In a calendar year, the average member of the Penn community consumes 15,724 kilowatt-hours of energy. That’s enough power to fully charge an iPhone 6 for 4,138 years, or watch TV for 18 consecutive years.

In an effort to encourage more energy-efficient habits at the University, the Green Campus Partnership is hosting its annual, month-long Power Down Challenge. The initiative, lasting through the end of February, is intended to increase dialogue on campus about environment, energy, and climate issues.

“Our building performance has gotten better in terms of electricity use over the years,” says Dan Garofalo, Penn’s environmental sustainability director. “We’ve replaced lights, updated energy systems, but everyone still has to be aware that they have a role to play to conserve energy.”

The campaign will no longer be held as a building-to-building competition, as it has in previous years. Instead, there will be a variety of academic events across departments on campus, featuring unique exhibits, lectures, panels, and film screenings about energy issues and sustainability.

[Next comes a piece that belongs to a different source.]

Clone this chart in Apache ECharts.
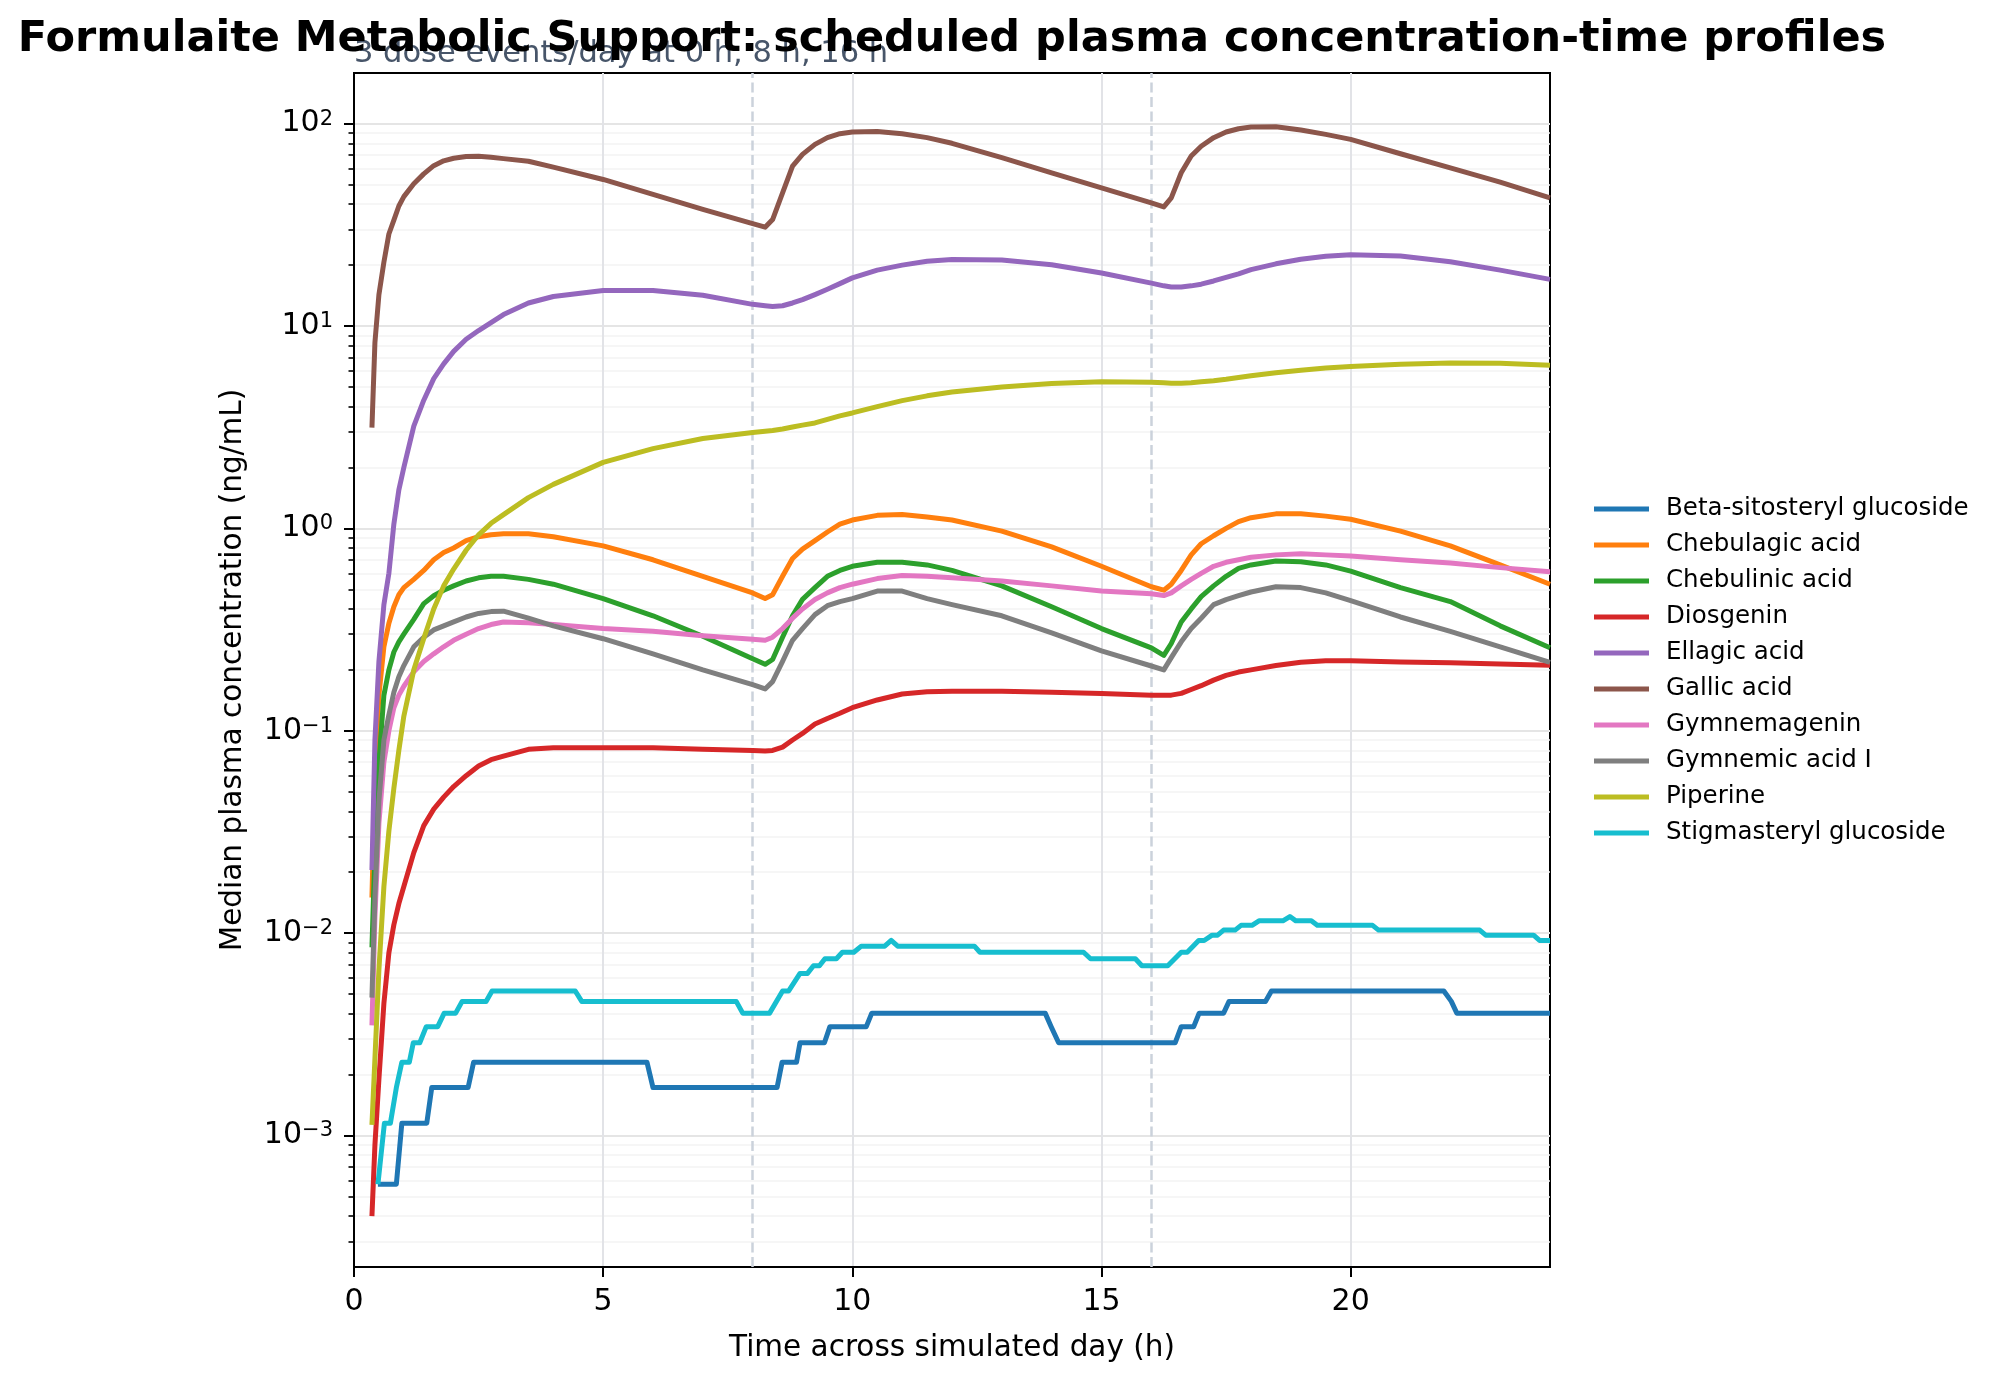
<!DOCTYPE html>
<html>
<head>
<meta charset="utf-8">
<title>Formulaite Metabolic Support</title>
<script src="https://cdn.jsdelivr.net/npm/echarts@6/dist/echarts.min.js"></script>
<style>
  html, body { margin: 0; padding: 0; background: #fff; }
  #chart { width: 1999px; height: 1382px; }
</style>
</head>
<body>
<div id="chart"></div>
<script>
const FONT = '"DejaVu Sans", sans-serif';

// shared sampling times (h) for the smooth profiles
const hours = [0.36, 0.42, 0.5, 0.6, 0.7, 0.8, 0.9, 1.0, 1.2, 1.4, 1.6, 1.8, 2.0, 2.25, 2.5, 2.75, 3.0, 3.5, 4.0, 5.0, 6.0, 7.0, 8.0, 8.25, 8.4, 8.6, 8.8, 9.0, 9.25, 9.5, 9.75, 10.0, 10.5, 11.0, 11.5, 12.0, 13.0, 14.0, 15.0, 16.0, 16.25, 16.4, 16.6, 16.8, 17.0, 17.25, 17.5, 17.75, 18.0, 18.5, 19.0, 19.5, 20.0, 21.0, 22.0, 23.0, 24.0];

const chebulagicAcid = [0.015, 0.06, 0.15, 0.26, 0.34, 0.41, 0.47, 0.51, 0.56, 0.62, 0.70, 0.76, 0.80, 0.87, 0.91, 0.93, 0.94, 0.94, 0.91, 0.82, 0.70, 0.58, 0.48, 0.45, 0.47, 0.58, 0.71, 0.79, 0.87, 0.96, 1.05, 1.10, 1.16, 1.17, 1.14, 1.10, 0.97, 0.81, 0.65, 0.515, 0.495, 0.53, 0.62, 0.74, 0.84, 0.92, 1.0, 1.08, 1.13, 1.18, 1.18, 1.15, 1.11, 0.97, 0.82, 0.66, 0.53];
const chebulinicAcid = [0.0085, 0.025, 0.07, 0.15, 0.2, 0.245, 0.275, 0.30, 0.355, 0.425, 0.465, 0.495, 0.52, 0.55, 0.57, 0.58, 0.58, 0.56, 0.53, 0.45, 0.37, 0.293, 0.227, 0.213, 0.225, 0.29, 0.37, 0.446, 0.51, 0.58, 0.62, 0.65, 0.68, 0.68, 0.66, 0.62, 0.52, 0.41, 0.32, 0.257, 0.236, 0.27, 0.345, 0.40, 0.46, 0.52, 0.58, 0.635, 0.66, 0.69, 0.685, 0.66, 0.615, 0.51, 0.435, 0.33, 0.257];
const diosgenin = [0.0004, 0.0009, 0.0019, 0.0045, 0.008, 0.011, 0.014, 0.017, 0.025, 0.034, 0.041, 0.047, 0.053, 0.06, 0.067, 0.072, 0.075, 0.081, 0.0824, 0.0824, 0.0824, 0.081, 0.080, 0.0795, 0.080, 0.083, 0.09, 0.097, 0.108, 0.115, 0.122, 0.13, 0.142, 0.152, 0.156, 0.157, 0.157, 0.155, 0.153, 0.150, 0.150, 0.150, 0.153, 0.160, 0.167, 0.178, 0.188, 0.195, 0.20, 0.21, 0.218, 0.222, 0.222, 0.219, 0.217, 0.214, 0.211];
const ellagicAcid = [0.0205, 0.09, 0.22, 0.42, 0.6, 1.05, 1.55, 2.0, 3.2, 4.3, 5.5, 6.5, 7.5, 8.6, 9.5, 10.4, 11.4, 13.0, 14.0, 15.0, 15.0, 14.2, 12.8, 12.6, 12.5, 12.6, 13.0, 13.5, 14.3, 15.2, 16.2, 17.3, 18.9, 20.0, 20.9, 21.3, 21.2, 20.1, 18.3, 16.3, 15.8, 15.6, 15.6, 15.8, 16.1, 16.7, 17.4, 18.1, 19.0, 20.3, 21.4, 22.1, 22.5, 22.2, 20.8, 18.9, 17.0];
const gallicAcid = [3.15, 8.3, 14.3, 20.7, 28.5, 33.4, 39.2, 43.6, 50.5, 56.5, 62, 65.5, 67.5, 68.8, 69, 68.3, 67.2, 65.2, 61, 53, 44.7, 37.7, 32.1, 30.8, 33.6, 45.5, 61.7, 70.5, 79, 85.3, 89.2, 91, 91.6, 89.2, 85.3, 80, 68, 57.2, 48.2, 40.6, 38.8, 43, 57.2, 69.2, 77.4, 85.3, 91, 94.4, 96.2, 96.6, 93.1, 88.5, 83.6, 71, 60.5, 51.4, 43];
const gymnemagenin = [0.0035, 0.012, 0.035, 0.07, 0.1, 0.13, 0.15, 0.166, 0.196, 0.22, 0.24, 0.26, 0.28, 0.30, 0.32, 0.335, 0.345, 0.342, 0.335, 0.32, 0.31, 0.295, 0.283, 0.28, 0.29, 0.32, 0.36, 0.40, 0.445, 0.48, 0.51, 0.53, 0.565, 0.585, 0.58, 0.57, 0.55, 0.52, 0.49, 0.475, 0.466, 0.48, 0.52, 0.56, 0.60, 0.65, 0.68, 0.70, 0.72, 0.74, 0.75, 0.74, 0.73, 0.70, 0.675, 0.64, 0.61];
const gymnemicAcidI = [0.0048, 0.015, 0.045, 0.09, 0.12, 0.155, 0.185, 0.21, 0.26, 0.29, 0.315, 0.33, 0.345, 0.365, 0.38, 0.388, 0.39, 0.36, 0.33, 0.285, 0.24, 0.20, 0.169, 0.161, 0.175, 0.22, 0.28, 0.32, 0.375, 0.415, 0.435, 0.45, 0.49, 0.49, 0.45, 0.42, 0.37, 0.305, 0.248, 0.209, 0.20, 0.23, 0.275, 0.32, 0.36, 0.42, 0.445, 0.465, 0.485, 0.515, 0.51, 0.48, 0.44, 0.365, 0.31, 0.26, 0.218];
const piperine = [0.00113, 0.0024, 0.0066, 0.017, 0.032, 0.052, 0.08, 0.118, 0.2, 0.286, 0.40, 0.52, 0.63, 0.78, 0.93, 1.06, 1.17, 1.42, 1.65, 2.12, 2.48, 2.78, 2.98, 3.02, 3.05, 3.1, 3.17, 3.24, 3.32, 3.46, 3.6, 3.72, 4.0, 4.28, 4.52, 4.72, 5.0, 5.2, 5.3, 5.28, 5.25, 5.22, 5.22, 5.25, 5.3, 5.37, 5.46, 5.57, 5.68, 5.88, 6.05, 6.2, 6.31, 6.48, 6.56, 6.55, 6.41];

// the two glucosides are quantised, so they keep their own break times
const betaSitosterylTimes = [0.48, 0.85, 0.96, 1.46, 1.56, 2.29, 2.40, 5.88, 6.00, 8.49, 8.59, 8.88, 8.95, 9.44, 9.55, 10.28, 10.39, 13.87, 13.99, 14.14, 16.48, 16.60, 16.85, 16.96, 17.45, 17.56, 18.29, 18.41, 21.87, 22.02, 22.13, 24.0];
const betaSitosteryl = [0.000575, 0.000575, 0.00115, 0.00115, 0.001725, 0.001725, 0.0023, 0.0023, 0.001725, 0.001725, 0.0023, 0.0023, 0.002875, 0.002875, 0.00345, 0.00345, 0.004025, 0.004025, 0.00345, 0.002875, 0.002875, 0.00345, 0.00345, 0.004025, 0.004025, 0.0046, 0.0046, 0.005175, 0.005175, 0.0046, 0.004025, 0.004025];
const stigmasterylTimes = [0.48, 0.61, 0.73, 0.85, 0.96, 1.11, 1.19, 1.32, 1.45, 1.68, 1.81, 2.04, 2.17, 2.65, 2.77, 4.44, 4.57, 7.67, 7.80, 8.34, 8.60, 8.72, 8.95, 9.10, 9.22, 9.34, 9.45, 9.68, 9.80, 10.03, 10.18, 10.65, 10.78, 10.91, 12.45, 12.56, 14.64, 14.78, 15.68, 15.81, 16.33, 16.60, 16.72, 16.95, 17.06, 17.22, 17.33, 17.45, 17.68, 17.80, 18.02, 18.16, 18.64, 18.78, 18.90, 19.21, 19.33, 20.44, 20.56, 22.59, 22.71, 23.67, 23.79, 24.0];
const stigmasteryl = [0.000575, 0.00115, 0.00115, 0.001725, 0.0023, 0.0023, 0.002875, 0.002875, 0.00345, 0.00345, 0.004025, 0.004025, 0.0046, 0.0046, 0.005175, 0.005175, 0.0046, 0.0046, 0.004025, 0.004025, 0.005175, 0.005175, 0.006325, 0.006325, 0.0069, 0.0069, 0.007475, 0.007475, 0.00805, 0.00805, 0.008625, 0.008625, 0.0092, 0.008625, 0.008625, 0.00805, 0.00805, 0.007475, 0.007475, 0.0069, 0.0069, 0.00805, 0.00805, 0.0092, 0.0092, 0.009775, 0.009775, 0.01035, 0.01035, 0.010925, 0.010925, 0.0115, 0.0115, 0.012075, 0.0115, 0.0115, 0.010925, 0.010925, 0.01035, 0.01035, 0.009775, 0.009775, 0.0092, 0.0092];

const doseTimes = [8, 16];
const xTicks = [0, 5, 10, 15, 20];
const yMajorTicks = [0.001, 0.01, 0.1, 1, 10, 100];
const yMin = 0.000224;
const yMax = 178;

const yMinorTicks = [];
for (let e = -4; e <= 2; e++) {
  for (let m = 2; m <= 9; m++) {
    const v = Number((m * Math.pow(10, e)).toPrecision(6));
    if (v > yMin && v < yMax) yMinorTicks.push(v);
  }
}

const compounds = [
  ["Beta-sitosteryl glucoside", "#1f77b4", betaSitosterylTimes, betaSitosteryl],
  ["Chebulagic acid", "#ff7f0e", hours, chebulagicAcid],
  ["Chebulinic acid", "#2ca02c", hours, chebulinicAcid],
  ["Diosgenin", "#d62728", hours, diosgenin],
  ["Ellagic acid", "#9467bd", hours, ellagicAcid],
  ["Gallic acid", "#8c564b", hours, gallicAcid],
  ["Gymnemagenin", "#e377c2", hours, gymnemagenin],
  ["Gymnemic acid I", "#7f7f7f", hours, gymnemicAcidI],
  ["Piperine", "#bcbd22", hours, piperine],
  ["Stigmasteryl glucoside", "#17becf", stigmasterylTimes, stigmasteryl],
];

function powerLabel(v) {
  const e = Math.round(Math.log10(v));
  if (Math.abs(Math.log10(v) - e) > 1e-6) return "";
  const exp = e < 0 ? "\u2212" + -e : String(e);
  return "{b|10}{s|" + exp + "}";
}

const series = compounds.map(([name, color, times, values], i) => ({
  name,
  type: "line",
  data: times.map((t, k) => [t, values[k]]),
  symbol: "none",
  showSymbol: false,
  lineStyle: { color, width: 5, join: "round" },
  itemStyle: { color },
  emphasis: { disabled: true },
  z: 3 + i,
}));

series[0].markLine = {
  silent: true,
  symbol: ["none", "none"],
  label: { show: false },
  lineStyle: { color: "#cbd2db", width: 2.5, type: [10, 4.5] },
  data: doseTimes.map((x) => ({ xAxis: x })),
  z: 1,
};

const chart = echarts.init(document.getElementById("chart"));
chart.setOption({
  animation: false,
  textStyle: { fontFamily: FONT },
  graphic: [
    {
      type: "text",
      x: 952,
      y: 40,
      style: {
        text: "Formulaite Metabolic Support: scheduled plasma concentration-time profiles",
        font: 'bold 43px "DejaVu Sans"',
        fill: "#000",
        align: "center",
        verticalAlign: "middle",
      },
      z: 10,
    },
    {
      type: "text",
      x: 354,
      y: 54,
      style: {
        text: "3 dose events/day at 0 h, 8 h, 16 h",
        font: '30.5px "DejaVu Sans"',
        fill: "#475569",
        align: "left",
        verticalAlign: "middle",
      },
      z: 9,
    },
  ],
  grid: {
    left: 354,
    top: 73,
    width: 1196,
    height: 1194,
    show: true,
    borderColor: "#000",
    borderWidth: 2,
    containLabel: false,
    outerBoundsMode: "none",
  },
  legend: {
    orient: "vertical",
    left: 1589,
    top: 491,
    itemWidth: 55,
    itemHeight: 5,
    itemGap: 10,
    icon: "rect",
    selectedMode: false,
    data: compounds.map((c) => c[0]),
    textStyle: {
      fontFamily: FONT,
      fontSize: 24.5,
      lineHeight: 26,
      color: "#000",
      padding: [0, 0, 0, 12],
    },
  },
  xAxis: {
    type: "value",
    min: 0,
    max: 24,
    interval: 5,
    name: "Time across simulated day (h)",
    nameLocation: "middle",
    nameGap: 66,
    nameTextStyle: { fontFamily: FONT, fontSize: 29.5, color: "#000" },
    axisLine: { show: true, onZero: false, lineStyle: { color: "#000", width: 2 } },
    axisTick: { show: true, customValues: xTicks, length: 10, lineStyle: { color: "#000", width: 2 } },
    axisLabel: { customValues: xTicks, margin: 20, fontFamily: FONT, fontSize: 30, color: "#000" },
    splitLine: { show: true, lineStyle: { color: "#e2e3e7", width: 2 } },
  },
  yAxis: [
    {
      type: "log",
      logBase: 10,
      min: yMin,
      max: yMax,
      position: "left",
      name: "Median plasma concentration (ng/mL)",
      nameLocation: "middle",
      nameRotate: 90,
      nameGap: 106,
      nameTextStyle: { fontFamily: FONT, fontSize: 29.5, color: "#000" },
      axisLine: { show: true, lineStyle: { color: "#000", width: 2 } },
      axisTick: { show: true, customValues: yMajorTicks, length: 10, lineStyle: { color: "#000", width: 2 } },
      axisLabel: {
        customValues: yMajorTicks,
        margin: 21,
        formatter: powerLabel,
        rich: {
          b: { fontFamily: FONT, fontSize: 30, color: "#000" },
          s: { fontFamily: FONT, fontSize: 21, color: "#000", verticalAlign: "top" },
        },
      },
      splitLine: { show: true, lineStyle: { color: "#e5e5e5", width: 2 } },
    },
    {
      type: "log",
      logBase: 10,
      min: yMin,
      max: yMax,
      position: "left",
      axisLine: { show: false },
      axisTick: { show: true, customValues: yMinorTicks, length: 5.5, lineStyle: { color: "#000", width: 1.6 } },
      axisLabel: { show: false },
      splitLine: { show: true, lineStyle: { color: "#f3f3f3", width: 1.5 } },
    },
  ],
  series,
});
</script>
</body>
</html>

In support of the campaign, this month’s Faculty and Staff Eco-Reps meeting will focus on saving energy. Ken Ogawa, executive director of operations and maintenance in the Division of Facilities & Real Estate Services, will speak about energy consumption on campus and what Penn is doing to conserve.

On Monday, Feb. 22, the Green Campus Partnership will host a Space Heater “Amnesty” Day, where members of the Penn community can trade in their space heaters—technically prohibited on campus—for energy-efficient CozyToes heated footpads. More than 140 people have pre-registered to participate.

The campaign will culminate with a daylong Energy Reduction Challenge for the entire University on Wednesday, Feb. 24.

Starting at midnight on the 24th and ending at 11:59 p.m., the Penn community is asked to turn down thermostats, turn off lights, and unplug appliances when not in use. Individuals can, for instance, take a walk at lunchtime instead of browsing the internet, charge laptops the night before, and abstain from running kitchen appliances like dishwashers, ovens, or stoves. (Discover other ways to save energy with these tips.)

A portion of the savings from that day will be donated to the Center for Undergraduate Research and Fellowships for Climate Action Research Grants, which fund undergraduate environmental research projects during the summer.

“It’s easy to participate for one day and to really commit to doing something different,” says Sustainability Outreach Manager Julian Goresko. “Hopefully, members of the Penn community learn more about the University’s commitment to addressing climate change through energy conservation, and adopt new behaviors themselves to help Penn save.”

The Green Campus Partnership is also asking students, faculty, and staff to take a short survey as part of the Power Down Challenge. The survey is intended to gauge the Penn community’s knowledge of energy issues, personal energy behaviors, and perceptions of the University’s energy reduction efforts. Participants, if interested, are entered into a raffle for Penn apparel.